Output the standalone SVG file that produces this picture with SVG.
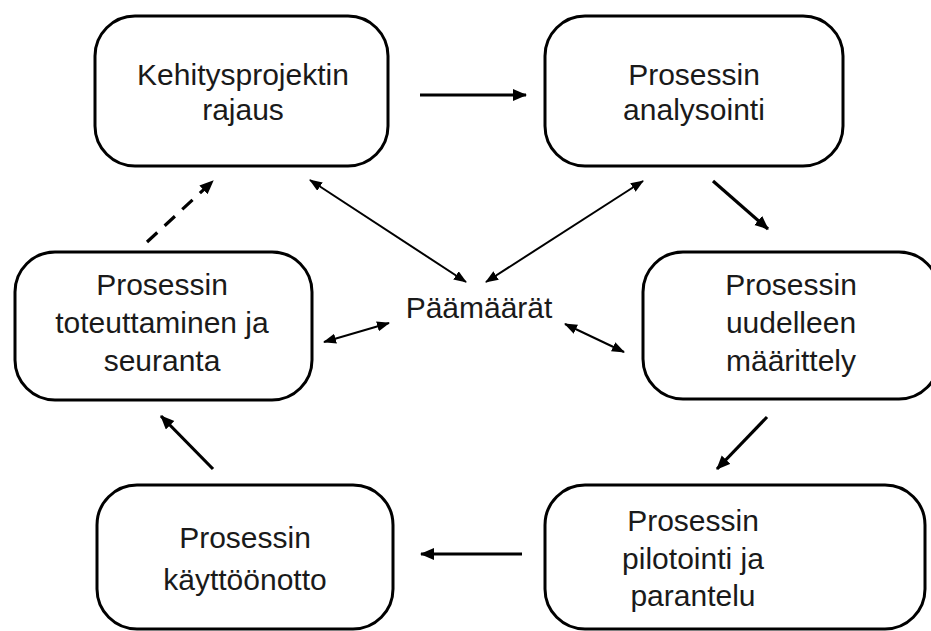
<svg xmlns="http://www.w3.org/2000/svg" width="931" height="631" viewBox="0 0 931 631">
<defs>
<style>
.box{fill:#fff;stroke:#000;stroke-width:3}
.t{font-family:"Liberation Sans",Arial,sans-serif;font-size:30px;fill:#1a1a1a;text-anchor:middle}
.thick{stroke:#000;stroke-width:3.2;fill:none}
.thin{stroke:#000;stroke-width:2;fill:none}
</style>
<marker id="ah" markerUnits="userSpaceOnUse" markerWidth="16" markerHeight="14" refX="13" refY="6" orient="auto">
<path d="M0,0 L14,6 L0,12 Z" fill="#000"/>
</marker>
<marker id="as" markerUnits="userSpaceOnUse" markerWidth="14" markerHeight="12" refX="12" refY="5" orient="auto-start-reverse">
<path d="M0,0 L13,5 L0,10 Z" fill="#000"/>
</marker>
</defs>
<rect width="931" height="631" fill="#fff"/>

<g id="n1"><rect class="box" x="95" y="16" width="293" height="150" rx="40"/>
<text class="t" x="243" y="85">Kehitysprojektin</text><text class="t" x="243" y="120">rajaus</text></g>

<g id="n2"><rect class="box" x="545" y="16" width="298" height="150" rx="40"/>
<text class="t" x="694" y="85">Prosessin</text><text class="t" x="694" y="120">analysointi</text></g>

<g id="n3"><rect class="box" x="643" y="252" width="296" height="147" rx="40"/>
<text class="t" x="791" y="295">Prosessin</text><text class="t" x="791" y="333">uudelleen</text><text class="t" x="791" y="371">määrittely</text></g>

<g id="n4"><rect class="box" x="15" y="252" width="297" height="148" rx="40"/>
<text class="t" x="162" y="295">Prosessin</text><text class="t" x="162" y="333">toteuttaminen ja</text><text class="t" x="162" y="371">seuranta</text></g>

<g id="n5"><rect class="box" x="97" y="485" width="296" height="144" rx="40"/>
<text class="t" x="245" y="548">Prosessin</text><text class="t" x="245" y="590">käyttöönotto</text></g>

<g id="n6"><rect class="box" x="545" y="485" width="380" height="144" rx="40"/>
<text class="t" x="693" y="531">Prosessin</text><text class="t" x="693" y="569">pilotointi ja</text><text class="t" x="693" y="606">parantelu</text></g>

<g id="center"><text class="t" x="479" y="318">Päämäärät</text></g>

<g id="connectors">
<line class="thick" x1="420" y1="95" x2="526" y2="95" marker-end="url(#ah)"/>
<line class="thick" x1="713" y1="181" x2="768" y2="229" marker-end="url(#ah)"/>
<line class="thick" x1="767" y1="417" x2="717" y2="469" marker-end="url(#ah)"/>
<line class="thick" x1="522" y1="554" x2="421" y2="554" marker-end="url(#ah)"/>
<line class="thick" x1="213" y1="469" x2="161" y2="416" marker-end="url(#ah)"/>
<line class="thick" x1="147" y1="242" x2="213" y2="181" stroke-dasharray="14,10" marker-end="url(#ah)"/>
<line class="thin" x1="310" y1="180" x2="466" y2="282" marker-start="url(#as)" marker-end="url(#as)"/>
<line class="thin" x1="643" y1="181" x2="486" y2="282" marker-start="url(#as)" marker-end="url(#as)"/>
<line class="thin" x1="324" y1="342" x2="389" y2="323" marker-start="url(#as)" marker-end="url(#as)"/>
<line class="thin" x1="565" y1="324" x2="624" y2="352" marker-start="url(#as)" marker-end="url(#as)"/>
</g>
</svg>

* **STATED TASK**
Transcribe the material exactly, keeping every word and none of the pictures.

* **WRITTEN ANSWER**
Output the standalone SVG file that produces this picture with SVG.
<svg xmlns="http://www.w3.org/2000/svg" width="931" height="631" viewBox="0 0 931 631">
<defs>
<style>
.box{fill:#fff;stroke:#000;stroke-width:3}
.t{font-family:"Liberation Sans",Arial,sans-serif;font-size:30px;fill:#1a1a1a;text-anchor:middle}
.thick{stroke:#000;stroke-width:3.2;fill:none}
.thin{stroke:#000;stroke-width:2;fill:none}
</style>
<marker id="ah" markerUnits="userSpaceOnUse" markerWidth="16" markerHeight="14" refX="13" refY="6" orient="auto">
<path d="M0,0 L14,6 L0,12 Z" fill="#000"/>
</marker>
<marker id="as" markerUnits="userSpaceOnUse" markerWidth="14" markerHeight="12" refX="12" refY="5" orient="auto-start-reverse">
<path d="M0,0 L13,5 L0,10 Z" fill="#000"/>
</marker>
</defs>
<rect width="931" height="631" fill="#fff"/>

<g id="n1"><rect class="box" x="95" y="16" width="293" height="150" rx="40"/>
<text class="t" x="243" y="85">Kehitysprojektin</text><text class="t" x="243" y="120">rajaus</text></g>

<g id="n2"><rect class="box" x="545" y="16" width="298" height="150" rx="40"/>
<text class="t" x="694" y="85">Prosessin</text><text class="t" x="694" y="120">analysointi</text></g>

<g id="n3"><rect class="box" x="643" y="252" width="296" height="147" rx="40"/>
<text class="t" x="791" y="295">Prosessin</text><text class="t" x="791" y="333">uudelleen</text><text class="t" x="791" y="371">määrittely</text></g>

<g id="n4"><rect class="box" x="15" y="252" width="297" height="148" rx="40"/>
<text class="t" x="162" y="295">Prosessin</text><text class="t" x="162" y="333">toteuttaminen ja</text><text class="t" x="162" y="371">seuranta</text></g>

<g id="n5"><rect class="box" x="97" y="485" width="296" height="144" rx="40"/>
<text class="t" x="245" y="548">Prosessin</text><text class="t" x="245" y="590">käyttöönotto</text></g>

<g id="n6"><rect class="box" x="545" y="485" width="380" height="144" rx="40"/>
<text class="t" x="693" y="531">Prosessin</text><text class="t" x="693" y="569">pilotointi ja</text><text class="t" x="693" y="606">parantelu</text></g>

<g id="center"><text class="t" x="479" y="318">Päämäärät</text></g>

<g id="connectors">
<line class="thick" x1="420" y1="95" x2="526" y2="95" marker-end="url(#ah)"/>
<line class="thick" x1="713" y1="181" x2="768" y2="229" marker-end="url(#ah)"/>
<line class="thick" x1="767" y1="417" x2="717" y2="469" marker-end="url(#ah)"/>
<line class="thick" x1="522" y1="554" x2="421" y2="554" marker-end="url(#ah)"/>
<line class="thick" x1="213" y1="469" x2="161" y2="416" marker-end="url(#ah)"/>
<line class="thick" x1="147" y1="242" x2="213" y2="181" stroke-dasharray="14,10" marker-end="url(#ah)"/>
<line class="thin" x1="310" y1="180" x2="466" y2="282" marker-start="url(#as)" marker-end="url(#as)"/>
<line class="thin" x1="643" y1="181" x2="486" y2="282" marker-start="url(#as)" marker-end="url(#as)"/>
<line class="thin" x1="324" y1="342" x2="389" y2="323" marker-start="url(#as)" marker-end="url(#as)"/>
<line class="thin" x1="565" y1="324" x2="624" y2="352" marker-start="url(#as)" marker-end="url(#as)"/>
</g>
</svg>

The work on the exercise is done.